We’ve been sharing the responsibility of preparing dinners and let’s just say that it’s a good thing that we both like tuna and haven’t tired of it yet!
Off watches during the day are spent catching up on all the other activities that need to be attended to on a day to day basis…like personal hygiene, cleaning, preparing meals, baking bread, cookies, breakfast loaves, etc., blogging and journaling, weather report review and chart plotting. It could also include fishing and preparing your catch if you’re lucky that day, reading, taking pictures and video or just looking at the endless expanse of the Pacific Ocean, wondering where that albatross you just saw came from and what he’s looking for in the waves he skims over while in flight. And when you’ve run out of things to do, you can always do nothing or take a nap (my personal favorite!). We’ll try to get some pictures up of the day to day activities when we reach Hawai'i.

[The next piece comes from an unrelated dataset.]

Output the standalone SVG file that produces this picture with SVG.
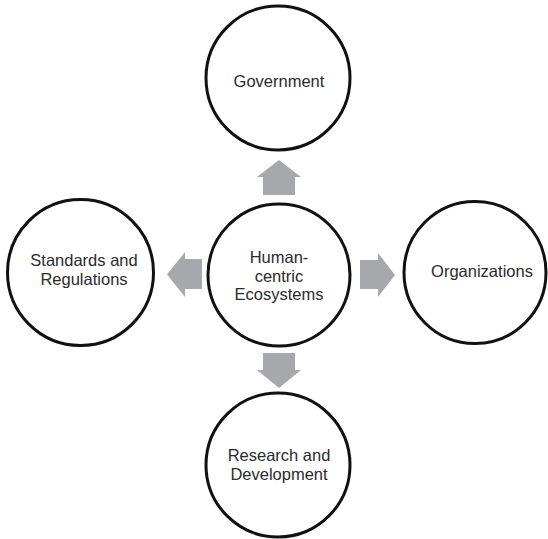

Speaking of albatrosses, our wildlife count if really low. All we’ve seen so far are black-footed albatrosses, an unidentified specie of ocean petrel, and the tuna we’re eating. Was hoping for some whales by now, especially the kind that don’t necessarily migrate close to shore (like Blue and Sperm whales). We’ll keep you posted.
And by the way, pictures like this don't take themselves. I actually had to climb the mast in the middle of the Pacific Ocean to check on our wind indicator which looked like it was about to fall off. Needless to say, the teeter-tottering from the top of the mast is no picnic and while I was happy to go up the mast, I was even happier to come down the mast.